Your objective → Omit every picture and return the rest of the data unaltered.

Given information →
========================

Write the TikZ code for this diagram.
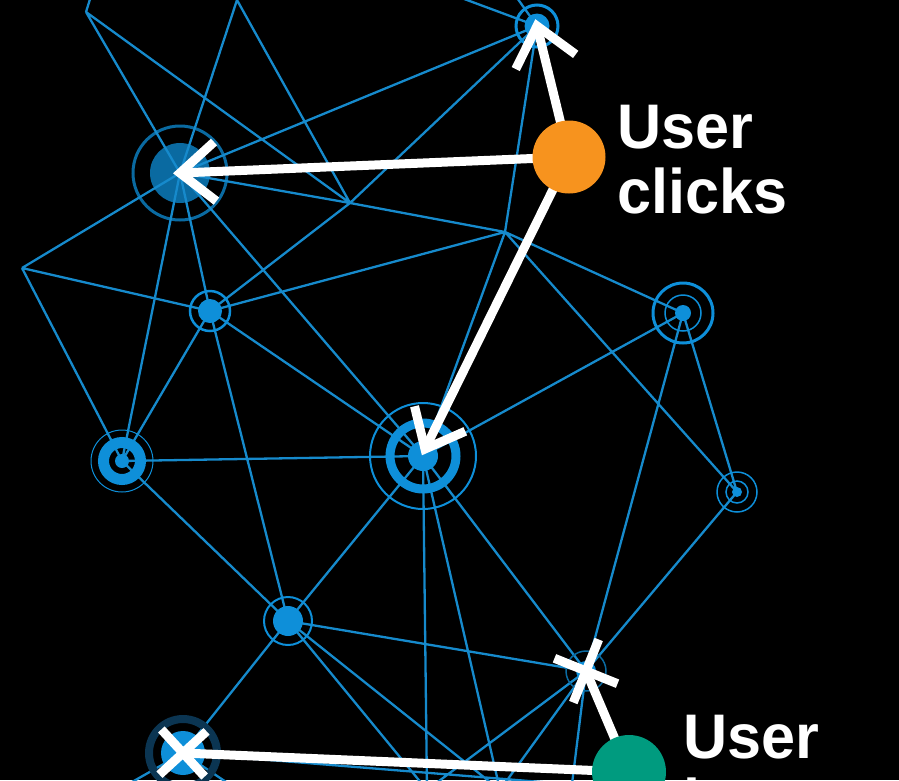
\documentclass[tikz,border=0pt]{standalone}
\usepackage{fontspec}
\setmainfont{Liberation Sans}
\usetikzlibrary{calc}
\definecolor{lineblue}{HTML}{168ACC}
\definecolor{dotblue}{HTML}{0E8FD9}
\definecolor{darkA}{HTML}{0A6AA1}
\definecolor{navy}{HTML}{0B3552}
\definecolor{orng}{HTML}{F7931E}
\definecolor{grn}{HTML}{009B7F}
\begin{document}
\begin{tikzpicture}[x=1pt,y=-1pt,
  edge/.style={draw=lineblue, line width=2.3pt},
  wline/.style={draw=white, line width=9pt, line join=miter},
  lbl/.style={anchor=base west, inner sep=0pt, text=white, font=\bfseries\fontsize{63pt}{65pt}\selectfont}]
\useasboundingbox (0,0) rectangle (899,780);
\fill[black] (0,0) rectangle (899,780);
\clip (0,0) rectangle (899,780);
% vertices
\coordinate (A) at (180,173);
\coordinate (B) at (537,26);
\coordinate (O) at (569,157);
\coordinate (V1) at (86,12);
\coordinate (V1u) at (96,-20);
\coordinate (V2) at (237,0);
\coordinate (V2a) at (230,-20);
\coordinate (V2b) at (246,-20);
\coordinate (V3) at (350,203);
\coordinate (V4) at (22,268);
\coordinate (V5) at (505,232);
\coordinate (Bt1) at (440,-10);
\coordinate (Bt2) at (510,-12);
\coordinate (C) at (210,311);
\coordinate (D) at (683,313);
\coordinate (E) at (122,461);
\coordinate (F) at (423,456);
\coordinate (Ft) at (425,449);
\coordinate (G) at (737,492);
\coordinate (H) at (288,621);
\coordinate (I) at (586,671);
\coordinate (J) at (183,753);
\coordinate (Gr) at (629,772);
\coordinate (P1) at (427,790);
\coordinate (P2) at (500,790);
\coordinate (P3) at (571,792);
\coordinate (Q1) at (118,790);
\coordinate (Q2) at (238,790);
\coordinate (Q3) at (640,790);
% A base (lines run over it)
\fill[darkA] (A) circle (30pt);
\draw[darkA, line width=3pt] (A) circle (47pt);
% blue connectors
\draw[edge] (A)--(V1) (A)--(V2) (A)--(B) (A)--(V3) (V3)--(V5) (A)--(V4)
  (A)--(C) (A)--(E) (A)--(F)
  (V1)--(V3) (V1)--(V1u) (V2)--(V3) (V2)--(V2a) (V2)--(V2b)
  (B)--(V3) (B)--(V5) (B)--(Bt1) (B)--(Bt2)
  (V4)--(C) (V4)--(E)
  (C)--(V3) (C)--(V5) (C)--(E) (C)--(H) (C)--(F)
  (V5)--(D) (V5)--(G) (V5)--(F)
  (D)--(G) (D)--(F) (D)--(I)
  (G)--(I)
  (F)--(E) (F)--(H) (F)--(I) (F)--(P1) (F)--(P2)
  (H)--(E) (H)--(J) (H)--(I) (H)--(P1) (H)--(P2)
  (I)--(P1) (I)--(P2) (I)--(P3)
  (J)--(Q1) (J)--(Q2) (J)--(Q3);
% node markers
\fill[dotblue] (B) circle (12.5pt);
\draw[dotblue, line width=3pt] (B) circle (21pt);
\fill[dotblue] (C) circle (12pt);
\draw[dotblue, line width=2.5pt] (C) circle (20pt);
\fill[dotblue] (D) circle (8pt);
\draw[dotblue, line width=1.5pt] (D) circle (18pt);
\draw[dotblue, line width=3pt] (D) circle (30pt);
\fill[dotblue] (E) circle (7pt);
\draw[dotblue, line width=11pt] (E) circle (18.5pt);
\draw[dotblue, line width=1pt] (E) circle (31pt);
\fill[dotblue] (F) circle (15pt);
\draw[dotblue, line width=9pt] (F) circle (33pt);
\draw[dotblue, line width=2pt] (F) circle (53pt);
\fill[dotblue] (G) circle (5pt);
\draw[dotblue, line width=1.5pt] (G) circle (11pt);
\draw[dotblue, line width=1.5pt] (G) circle (20pt);
\fill[dotblue] (H) circle (15pt);
\draw[dotblue, line width=2pt] (H) circle (24pt);
\fill[dotblue] (I) circle (10pt);
\draw[darkA, line width=1.5pt] (I) circle (20pt);
\draw[navy, line width=8pt] (J) circle (34pt);
\fill[dotblue] (J) circle (22pt);
% white connectors from the orange node
\draw[wline] (O) -- (A);
\draw[wline] ($(A)!46pt!40:(O)$) -- (A) -- ($(A)!46pt!-40:(O)$);
\draw[wline] (O) -- (B);
\draw[wline] ($(B)!48pt!40:(O)$) -- (B) -- ($(B)!48pt!-40:(O)$);
\draw[wline] (O) -- (Ft);
\draw[wline] ($(Ft)!44pt!40:(O)$) -- (Ft) -- ($(Ft)!44pt!-40:(O)$);
% white connectors from the green node
\draw[wline] (Gr) -- (I);
\draw[wline] ($(I)!34pt!45:(Gr)$) -- ($(I)!34pt!225:(Gr)$);
\draw[wline] ($(I)!34pt!-45:(Gr)$) -- ($(I)!34pt!135:(Gr)$);
\draw[wline] (Gr) -- (J);
\draw[wline] ($(J)!32pt!45:(Gr)$) -- ($(J)!32pt!225:(Gr)$);
\draw[wline] ($(J)!32pt!-45:(Gr)$) -- ($(J)!32pt!135:(Gr)$);
% user nodes
\fill[orng] (O) circle (36.5pt);
\fill[grn] (Gr) circle (37pt);
% labels
\node[lbl] (t1) at (617,148) {\scalebox{0.97}[1]{User}};
\node[lbl] (t2) at (617,213) {\scalebox{0.97}[1]{clicks}};
\node[lbl] (t3) at (683,758) {\scalebox{0.97}[1]{User}};
\node[lbl] (t4) at (683,823) {\scalebox{0.97}[1]{leaves}};
\end{tikzpicture}
\end{document}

========================

Written reply →
Write the TikZ code for this diagram.
\documentclass[tikz,border=0pt]{standalone}
\usepackage{fontspec}
\setmainfont{Liberation Sans}
\usetikzlibrary{calc}
\definecolor{lineblue}{HTML}{168ACC}
\definecolor{dotblue}{HTML}{0E8FD9}
\definecolor{darkA}{HTML}{0A6AA1}
\definecolor{navy}{HTML}{0B3552}
\definecolor{orng}{HTML}{F7931E}
\definecolor{grn}{HTML}{009B7F}
\begin{document}
\begin{tikzpicture}[x=1pt,y=-1pt,
  edge/.style={draw=lineblue, line width=2.3pt},
  wline/.style={draw=white, line width=9pt, line join=miter},
  lbl/.style={anchor=base west, inner sep=0pt, text=white, font=\bfseries\fontsize{63pt}{65pt}\selectfont}]
\useasboundingbox (0,0) rectangle (899,780);
\fill[black] (0,0) rectangle (899,780);
\clip (0,0) rectangle (899,780);
% vertices
\coordinate (A) at (180,173);
\coordinate (B) at (537,26);
\coordinate (O) at (569,157);
\coordinate (V1) at (86,12);
\coordinate (V1u) at (96,-20);
\coordinate (V2) at (237,0);
\coordinate (V2a) at (230,-20);
\coordinate (V2b) at (246,-20);
\coordinate (V3) at (350,203);
\coordinate (V4) at (22,268);
\coordinate (V5) at (505,232);
\coordinate (Bt1) at (440,-10);
\coordinate (Bt2) at (510,-12);
\coordinate (C) at (210,311);
\coordinate (D) at (683,313);
\coordinate (E) at (122,461);
\coordinate (F) at (423,456);
\coordinate (Ft) at (425,449);
\coordinate (G) at (737,492);
\coordinate (H) at (288,621);
\coordinate (I) at (586,671);
\coordinate (J) at (183,753);
\coordinate (Gr) at (629,772);
\coordinate (P1) at (427,790);
\coordinate (P2) at (500,790);
\coordinate (P3) at (571,792);
\coordinate (Q1) at (118,790);
\coordinate (Q2) at (238,790);
\coordinate (Q3) at (640,790);
% A base (lines run over it)
\fill[darkA] (A) circle (30pt);
\draw[darkA, line width=3pt] (A) circle (47pt);
% blue connectors
\draw[edge] (A)--(V1) (A)--(V2) (A)--(B) (A)--(V3) (V3)--(V5) (A)--(V4)
  (A)--(C) (A)--(E) (A)--(F)
  (V1)--(V3) (V1)--(V1u) (V2)--(V3) (V2)--(V2a) (V2)--(V2b)
  (B)--(V3) (B)--(V5) (B)--(Bt1) (B)--(Bt2)
  (V4)--(C) (V4)--(E)
  (C)--(V3) (C)--(V5) (C)--(E) (C)--(H) (C)--(F)
  (V5)--(D) (V5)--(G) (V5)--(F)
  (D)--(G) (D)--(F) (D)--(I)
  (G)--(I)
  (F)--(E) (F)--(H) (F)--(I) (F)--(P1) (F)--(P2)
  (H)--(E) (H)--(J) (H)--(I) (H)--(P1) (H)--(P2)
  (I)--(P1) (I)--(P2) (I)--(P3)
  (J)--(Q1) (J)--(Q2) (J)--(Q3);
% node markers
\fill[dotblue] (B) circle (12.5pt);
\draw[dotblue, line width=3pt] (B) circle (21pt);
\fill[dotblue] (C) circle (12pt);
\draw[dotblue, line width=2.5pt] (C) circle (20pt);
\fill[dotblue] (D) circle (8pt);
\draw[dotblue, line width=1.5pt] (D) circle (18pt);
\draw[dotblue, line width=3pt] (D) circle (30pt);
\fill[dotblue] (E) circle (7pt);
\draw[dotblue, line width=11pt] (E) circle (18.5pt);
\draw[dotblue, line width=1pt] (E) circle (31pt);
\fill[dotblue] (F) circle (15pt);
\draw[dotblue, line width=9pt] (F) circle (33pt);
\draw[dotblue, line width=2pt] (F) circle (53pt);
\fill[dotblue] (G) circle (5pt);
\draw[dotblue, line width=1.5pt] (G) circle (11pt);
\draw[dotblue, line width=1.5pt] (G) circle (20pt);
\fill[dotblue] (H) circle (15pt);
\draw[dotblue, line width=2pt] (H) circle (24pt);
\fill[dotblue] (I) circle (10pt);
\draw[darkA, line width=1.5pt] (I) circle (20pt);
\draw[navy, line width=8pt] (J) circle (34pt);
\fill[dotblue] (J) circle (22pt);
% white connectors from the orange node
\draw[wline] (O) -- (A);
\draw[wline] ($(A)!46pt!40:(O)$) -- (A) -- ($(A)!46pt!-40:(O)$);
\draw[wline] (O) -- (B);
\draw[wline] ($(B)!48pt!40:(O)$) -- (B) -- ($(B)!48pt!-40:(O)$);
\draw[wline] (O) -- (Ft);
\draw[wline] ($(Ft)!44pt!40:(O)$) -- (Ft) -- ($(Ft)!44pt!-40:(O)$);
% white connectors from the green node
\draw[wline] (Gr) -- (I);
\draw[wline] ($(I)!34pt!45:(Gr)$) -- ($(I)!34pt!225:(Gr)$);
\draw[wline] ($(I)!34pt!-45:(Gr)$) -- ($(I)!34pt!135:(Gr)$);
\draw[wline] (Gr) -- (J);
\draw[wline] ($(J)!32pt!45:(Gr)$) -- ($(J)!32pt!225:(Gr)$);
\draw[wline] ($(J)!32pt!-45:(Gr)$) -- ($(J)!32pt!135:(Gr)$);
% user nodes
\fill[orng] (O) circle (36.5pt);
\fill[grn] (Gr) circle (37pt);
% labels
\node[lbl] (t1) at (617,148) {\scalebox{0.97}[1]{User}};
\node[lbl] (t2) at (617,213) {\scalebox{0.97}[1]{clicks}};
\node[lbl] (t3) at (683,758) {\scalebox{0.97}[1]{User}};
\node[lbl] (t4) at (683,823) {\scalebox{0.97}[1]{leaves}};
\end{tikzpicture}
\end{document}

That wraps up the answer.